** BEGIN **

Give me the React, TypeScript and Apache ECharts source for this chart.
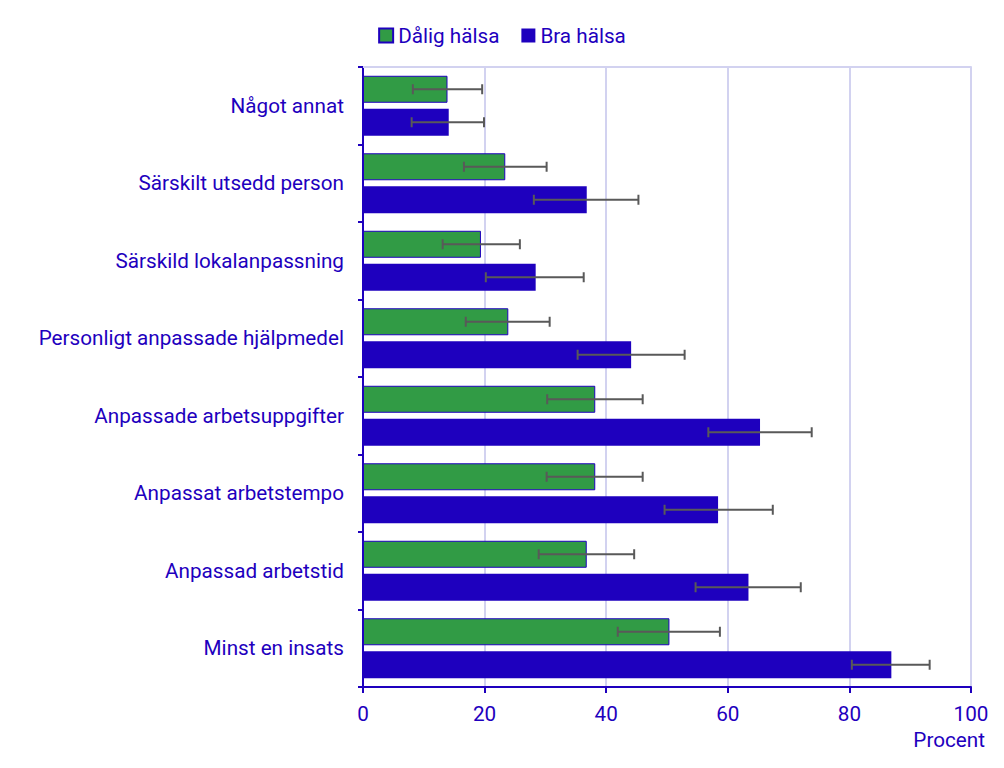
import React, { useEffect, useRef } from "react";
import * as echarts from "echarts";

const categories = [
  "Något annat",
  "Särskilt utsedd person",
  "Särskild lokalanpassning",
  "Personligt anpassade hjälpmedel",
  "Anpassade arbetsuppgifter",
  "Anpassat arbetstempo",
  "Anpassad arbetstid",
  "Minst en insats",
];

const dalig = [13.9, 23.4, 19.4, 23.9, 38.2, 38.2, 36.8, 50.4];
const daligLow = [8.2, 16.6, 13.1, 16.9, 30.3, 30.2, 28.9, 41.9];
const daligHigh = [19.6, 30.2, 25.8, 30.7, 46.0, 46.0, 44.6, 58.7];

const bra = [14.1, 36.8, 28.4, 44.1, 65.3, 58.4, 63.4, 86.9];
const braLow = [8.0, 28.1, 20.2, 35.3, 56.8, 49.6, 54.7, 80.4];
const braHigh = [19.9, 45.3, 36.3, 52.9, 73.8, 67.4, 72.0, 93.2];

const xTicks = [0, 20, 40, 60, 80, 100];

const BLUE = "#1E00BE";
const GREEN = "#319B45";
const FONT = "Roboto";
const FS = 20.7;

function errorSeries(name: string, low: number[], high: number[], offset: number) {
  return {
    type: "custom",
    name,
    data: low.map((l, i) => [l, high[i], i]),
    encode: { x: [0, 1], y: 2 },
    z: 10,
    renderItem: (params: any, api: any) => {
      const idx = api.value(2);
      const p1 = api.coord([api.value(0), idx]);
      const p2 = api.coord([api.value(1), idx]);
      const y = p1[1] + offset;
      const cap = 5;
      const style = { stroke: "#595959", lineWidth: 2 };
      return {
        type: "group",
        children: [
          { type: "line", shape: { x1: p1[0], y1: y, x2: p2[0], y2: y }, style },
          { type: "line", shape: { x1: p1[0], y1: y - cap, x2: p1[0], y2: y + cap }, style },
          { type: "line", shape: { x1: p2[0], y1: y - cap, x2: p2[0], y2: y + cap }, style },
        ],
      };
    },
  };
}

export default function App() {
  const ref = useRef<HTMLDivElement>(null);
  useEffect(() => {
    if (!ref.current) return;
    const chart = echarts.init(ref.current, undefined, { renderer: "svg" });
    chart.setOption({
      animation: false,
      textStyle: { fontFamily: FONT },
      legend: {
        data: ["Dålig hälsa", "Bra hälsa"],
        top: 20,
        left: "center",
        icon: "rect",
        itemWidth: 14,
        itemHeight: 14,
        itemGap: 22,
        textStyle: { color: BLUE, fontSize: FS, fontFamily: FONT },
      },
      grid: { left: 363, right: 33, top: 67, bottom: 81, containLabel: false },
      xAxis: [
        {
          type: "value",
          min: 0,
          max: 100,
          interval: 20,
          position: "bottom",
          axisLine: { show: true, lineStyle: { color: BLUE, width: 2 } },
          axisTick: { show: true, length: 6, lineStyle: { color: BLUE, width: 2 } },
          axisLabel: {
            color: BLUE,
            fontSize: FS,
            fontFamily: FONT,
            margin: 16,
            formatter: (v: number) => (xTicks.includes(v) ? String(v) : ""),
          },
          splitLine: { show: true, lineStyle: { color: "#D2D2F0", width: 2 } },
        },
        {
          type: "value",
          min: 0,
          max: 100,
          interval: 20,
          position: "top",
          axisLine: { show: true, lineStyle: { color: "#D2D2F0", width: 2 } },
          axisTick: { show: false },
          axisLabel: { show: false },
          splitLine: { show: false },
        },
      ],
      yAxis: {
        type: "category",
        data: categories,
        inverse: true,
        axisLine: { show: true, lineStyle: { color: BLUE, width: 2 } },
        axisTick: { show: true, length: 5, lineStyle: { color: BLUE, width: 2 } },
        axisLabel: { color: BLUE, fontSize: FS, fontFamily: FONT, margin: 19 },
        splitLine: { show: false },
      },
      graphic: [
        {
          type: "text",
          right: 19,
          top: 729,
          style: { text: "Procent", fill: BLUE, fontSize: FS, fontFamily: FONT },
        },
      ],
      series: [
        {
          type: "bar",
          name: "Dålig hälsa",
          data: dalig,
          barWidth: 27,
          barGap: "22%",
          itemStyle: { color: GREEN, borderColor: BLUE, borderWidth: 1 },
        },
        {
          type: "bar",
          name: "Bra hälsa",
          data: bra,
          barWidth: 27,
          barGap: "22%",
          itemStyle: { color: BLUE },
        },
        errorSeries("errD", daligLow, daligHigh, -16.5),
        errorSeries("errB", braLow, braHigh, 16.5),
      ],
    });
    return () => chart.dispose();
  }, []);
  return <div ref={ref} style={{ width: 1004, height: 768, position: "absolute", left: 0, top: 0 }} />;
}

** END **
** BEGIN **

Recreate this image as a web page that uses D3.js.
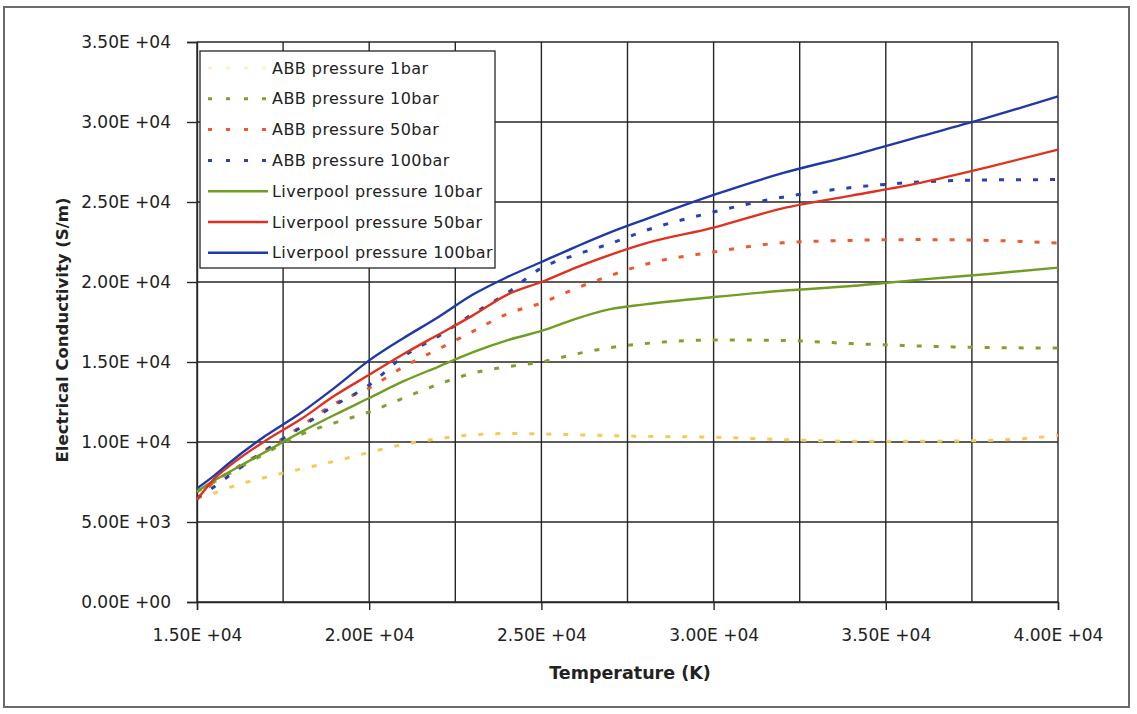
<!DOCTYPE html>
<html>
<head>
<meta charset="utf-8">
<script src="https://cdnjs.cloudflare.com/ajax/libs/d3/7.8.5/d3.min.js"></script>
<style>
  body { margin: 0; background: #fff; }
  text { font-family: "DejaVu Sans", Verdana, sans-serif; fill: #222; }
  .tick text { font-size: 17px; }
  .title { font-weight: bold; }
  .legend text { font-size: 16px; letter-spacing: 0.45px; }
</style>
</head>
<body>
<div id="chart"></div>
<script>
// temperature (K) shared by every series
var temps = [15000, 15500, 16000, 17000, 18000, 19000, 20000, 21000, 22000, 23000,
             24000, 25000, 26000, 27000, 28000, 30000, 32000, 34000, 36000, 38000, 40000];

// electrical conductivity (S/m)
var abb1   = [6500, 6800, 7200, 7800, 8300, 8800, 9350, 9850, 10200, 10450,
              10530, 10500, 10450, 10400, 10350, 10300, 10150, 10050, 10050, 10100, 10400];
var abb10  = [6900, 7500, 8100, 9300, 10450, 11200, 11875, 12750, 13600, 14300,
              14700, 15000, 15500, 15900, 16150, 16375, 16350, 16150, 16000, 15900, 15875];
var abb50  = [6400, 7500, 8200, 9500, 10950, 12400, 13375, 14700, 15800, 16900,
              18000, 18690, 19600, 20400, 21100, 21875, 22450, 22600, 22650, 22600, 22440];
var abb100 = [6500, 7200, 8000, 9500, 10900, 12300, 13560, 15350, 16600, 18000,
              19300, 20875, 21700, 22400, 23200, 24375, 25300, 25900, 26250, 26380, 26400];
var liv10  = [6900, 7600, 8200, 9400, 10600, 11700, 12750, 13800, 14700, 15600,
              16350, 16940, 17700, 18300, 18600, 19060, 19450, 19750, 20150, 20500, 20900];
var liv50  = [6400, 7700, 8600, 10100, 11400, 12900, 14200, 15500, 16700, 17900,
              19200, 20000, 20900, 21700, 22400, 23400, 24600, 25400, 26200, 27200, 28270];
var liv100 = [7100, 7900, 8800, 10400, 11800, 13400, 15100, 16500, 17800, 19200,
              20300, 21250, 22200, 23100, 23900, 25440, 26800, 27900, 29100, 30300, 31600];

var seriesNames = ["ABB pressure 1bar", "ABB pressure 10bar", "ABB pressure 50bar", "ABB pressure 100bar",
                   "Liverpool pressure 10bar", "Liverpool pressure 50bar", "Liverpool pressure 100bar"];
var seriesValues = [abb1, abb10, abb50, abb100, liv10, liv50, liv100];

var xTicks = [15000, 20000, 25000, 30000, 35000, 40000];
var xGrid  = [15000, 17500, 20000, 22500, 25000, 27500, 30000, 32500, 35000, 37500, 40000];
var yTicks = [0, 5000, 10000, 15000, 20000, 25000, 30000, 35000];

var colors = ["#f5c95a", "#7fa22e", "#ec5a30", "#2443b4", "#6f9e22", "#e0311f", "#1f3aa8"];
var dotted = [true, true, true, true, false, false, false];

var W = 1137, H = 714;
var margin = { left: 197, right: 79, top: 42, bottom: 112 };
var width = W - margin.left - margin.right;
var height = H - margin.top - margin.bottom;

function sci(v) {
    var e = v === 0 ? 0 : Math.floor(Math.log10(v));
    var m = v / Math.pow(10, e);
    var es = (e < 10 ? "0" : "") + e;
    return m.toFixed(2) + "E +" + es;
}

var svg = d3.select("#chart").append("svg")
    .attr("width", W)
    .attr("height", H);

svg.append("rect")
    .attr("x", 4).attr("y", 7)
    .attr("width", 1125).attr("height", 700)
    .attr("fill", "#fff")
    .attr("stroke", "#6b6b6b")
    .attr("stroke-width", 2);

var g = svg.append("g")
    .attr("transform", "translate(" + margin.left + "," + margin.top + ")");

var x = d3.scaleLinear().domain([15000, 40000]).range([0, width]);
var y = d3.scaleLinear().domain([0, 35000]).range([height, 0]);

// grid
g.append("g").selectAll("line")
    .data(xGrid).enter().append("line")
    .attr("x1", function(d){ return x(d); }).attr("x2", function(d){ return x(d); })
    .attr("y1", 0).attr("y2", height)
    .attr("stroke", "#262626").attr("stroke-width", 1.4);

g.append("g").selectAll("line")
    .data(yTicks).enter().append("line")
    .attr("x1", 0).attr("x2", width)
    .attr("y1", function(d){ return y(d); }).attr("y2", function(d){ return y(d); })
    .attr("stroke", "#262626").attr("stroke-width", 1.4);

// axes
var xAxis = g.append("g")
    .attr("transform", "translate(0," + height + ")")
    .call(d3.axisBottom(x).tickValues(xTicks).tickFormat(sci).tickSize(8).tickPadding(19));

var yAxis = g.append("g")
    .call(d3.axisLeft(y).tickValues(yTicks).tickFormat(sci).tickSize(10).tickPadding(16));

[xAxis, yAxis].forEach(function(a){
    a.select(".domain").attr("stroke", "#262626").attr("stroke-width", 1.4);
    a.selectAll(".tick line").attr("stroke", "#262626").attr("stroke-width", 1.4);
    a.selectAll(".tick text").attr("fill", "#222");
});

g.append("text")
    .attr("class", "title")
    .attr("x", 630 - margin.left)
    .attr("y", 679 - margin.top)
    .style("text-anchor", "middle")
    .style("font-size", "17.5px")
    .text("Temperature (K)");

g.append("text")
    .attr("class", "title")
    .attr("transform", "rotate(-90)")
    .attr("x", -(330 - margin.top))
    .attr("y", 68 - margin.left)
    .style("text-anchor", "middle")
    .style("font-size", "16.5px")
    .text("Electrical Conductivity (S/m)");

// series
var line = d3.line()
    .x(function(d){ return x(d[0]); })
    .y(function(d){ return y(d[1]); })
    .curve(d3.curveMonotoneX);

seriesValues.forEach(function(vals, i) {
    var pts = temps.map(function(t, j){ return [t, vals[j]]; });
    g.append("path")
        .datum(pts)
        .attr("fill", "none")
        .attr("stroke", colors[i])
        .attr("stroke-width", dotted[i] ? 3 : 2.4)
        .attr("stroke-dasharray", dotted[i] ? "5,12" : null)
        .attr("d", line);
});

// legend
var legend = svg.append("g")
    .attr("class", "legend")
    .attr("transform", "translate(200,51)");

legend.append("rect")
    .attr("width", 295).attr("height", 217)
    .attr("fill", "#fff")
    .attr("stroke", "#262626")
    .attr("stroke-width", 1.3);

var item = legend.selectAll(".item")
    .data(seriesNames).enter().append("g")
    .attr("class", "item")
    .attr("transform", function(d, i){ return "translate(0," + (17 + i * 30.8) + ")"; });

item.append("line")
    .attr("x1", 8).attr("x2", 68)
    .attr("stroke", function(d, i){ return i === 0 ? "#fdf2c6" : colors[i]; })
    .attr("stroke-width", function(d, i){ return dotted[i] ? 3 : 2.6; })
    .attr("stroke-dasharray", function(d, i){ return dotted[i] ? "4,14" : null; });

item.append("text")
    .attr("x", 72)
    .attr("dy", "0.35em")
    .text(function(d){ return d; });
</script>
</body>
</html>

** END **
** BEGIN **

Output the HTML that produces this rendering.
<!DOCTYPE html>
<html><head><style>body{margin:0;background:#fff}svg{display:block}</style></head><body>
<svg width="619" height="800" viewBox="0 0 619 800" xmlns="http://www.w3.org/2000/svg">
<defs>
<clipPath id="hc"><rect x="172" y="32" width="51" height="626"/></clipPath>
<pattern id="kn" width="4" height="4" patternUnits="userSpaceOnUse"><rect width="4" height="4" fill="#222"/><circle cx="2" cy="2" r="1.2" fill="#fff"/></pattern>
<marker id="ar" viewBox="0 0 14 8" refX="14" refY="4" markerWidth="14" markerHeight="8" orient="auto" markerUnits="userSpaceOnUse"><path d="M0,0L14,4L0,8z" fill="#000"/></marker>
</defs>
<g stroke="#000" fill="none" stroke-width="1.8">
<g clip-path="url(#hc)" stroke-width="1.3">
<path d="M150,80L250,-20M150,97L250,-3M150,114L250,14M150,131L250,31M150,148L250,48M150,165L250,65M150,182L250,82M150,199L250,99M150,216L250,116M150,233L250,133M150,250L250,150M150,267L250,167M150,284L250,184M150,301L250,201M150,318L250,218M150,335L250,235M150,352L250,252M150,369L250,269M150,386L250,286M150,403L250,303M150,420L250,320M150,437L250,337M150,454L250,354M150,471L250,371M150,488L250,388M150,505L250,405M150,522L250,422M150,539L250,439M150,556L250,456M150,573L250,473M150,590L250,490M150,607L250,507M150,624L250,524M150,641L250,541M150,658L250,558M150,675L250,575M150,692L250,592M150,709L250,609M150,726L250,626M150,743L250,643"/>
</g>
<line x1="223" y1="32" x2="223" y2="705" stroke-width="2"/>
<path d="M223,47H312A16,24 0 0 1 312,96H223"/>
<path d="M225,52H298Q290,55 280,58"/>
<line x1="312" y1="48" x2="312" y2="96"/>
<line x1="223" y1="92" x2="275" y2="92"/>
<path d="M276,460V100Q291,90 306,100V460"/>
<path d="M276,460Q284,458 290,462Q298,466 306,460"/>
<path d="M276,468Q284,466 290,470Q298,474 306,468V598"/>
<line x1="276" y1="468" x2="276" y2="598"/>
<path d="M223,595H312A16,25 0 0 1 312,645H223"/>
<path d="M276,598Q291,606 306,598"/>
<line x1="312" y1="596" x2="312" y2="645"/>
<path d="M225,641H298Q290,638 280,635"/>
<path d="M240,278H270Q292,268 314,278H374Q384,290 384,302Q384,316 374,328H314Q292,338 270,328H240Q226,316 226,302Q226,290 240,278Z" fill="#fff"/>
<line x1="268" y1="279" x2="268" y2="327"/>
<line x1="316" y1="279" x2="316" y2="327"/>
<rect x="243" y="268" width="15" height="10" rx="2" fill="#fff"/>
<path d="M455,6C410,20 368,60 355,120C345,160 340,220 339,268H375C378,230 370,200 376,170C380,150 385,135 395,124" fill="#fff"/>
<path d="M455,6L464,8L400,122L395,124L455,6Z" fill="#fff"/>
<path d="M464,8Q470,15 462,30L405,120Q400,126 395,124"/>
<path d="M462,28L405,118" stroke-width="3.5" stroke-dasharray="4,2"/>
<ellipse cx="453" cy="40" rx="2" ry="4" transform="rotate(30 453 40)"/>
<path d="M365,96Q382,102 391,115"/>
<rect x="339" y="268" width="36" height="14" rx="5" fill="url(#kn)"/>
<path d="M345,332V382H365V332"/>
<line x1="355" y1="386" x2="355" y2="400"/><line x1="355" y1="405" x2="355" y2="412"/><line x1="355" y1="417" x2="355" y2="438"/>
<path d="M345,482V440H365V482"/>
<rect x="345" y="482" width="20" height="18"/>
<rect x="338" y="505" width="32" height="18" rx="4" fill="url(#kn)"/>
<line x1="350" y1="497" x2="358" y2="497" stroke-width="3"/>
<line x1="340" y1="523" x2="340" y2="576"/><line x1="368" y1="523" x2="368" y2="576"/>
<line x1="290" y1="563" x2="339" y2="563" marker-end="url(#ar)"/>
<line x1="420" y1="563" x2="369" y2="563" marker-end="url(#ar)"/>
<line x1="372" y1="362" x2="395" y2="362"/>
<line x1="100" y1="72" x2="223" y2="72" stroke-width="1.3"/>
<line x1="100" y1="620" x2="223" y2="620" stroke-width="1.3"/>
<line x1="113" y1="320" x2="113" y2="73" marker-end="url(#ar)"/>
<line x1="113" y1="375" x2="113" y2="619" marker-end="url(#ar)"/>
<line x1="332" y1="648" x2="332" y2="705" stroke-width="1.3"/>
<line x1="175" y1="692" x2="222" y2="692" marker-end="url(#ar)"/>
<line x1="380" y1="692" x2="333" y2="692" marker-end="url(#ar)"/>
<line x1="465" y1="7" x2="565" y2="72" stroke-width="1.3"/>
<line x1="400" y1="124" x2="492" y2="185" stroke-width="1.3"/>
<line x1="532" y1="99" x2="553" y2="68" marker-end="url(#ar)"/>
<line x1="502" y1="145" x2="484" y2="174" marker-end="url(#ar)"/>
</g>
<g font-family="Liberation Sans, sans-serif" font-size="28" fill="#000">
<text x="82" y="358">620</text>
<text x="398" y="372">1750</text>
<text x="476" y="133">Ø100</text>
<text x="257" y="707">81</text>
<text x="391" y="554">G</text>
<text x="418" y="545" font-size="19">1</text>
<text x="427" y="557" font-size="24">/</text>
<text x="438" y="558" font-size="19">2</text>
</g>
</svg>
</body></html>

** END **

Task to complete
Scan the material above. Extract every line in which the word "this" occurs.

Answer to the exercise
Give me the React, TypeScript and Apache ECharts source for this chart.
Recreate this image as a web page that uses D3.js.
Output the HTML that produces this rendering.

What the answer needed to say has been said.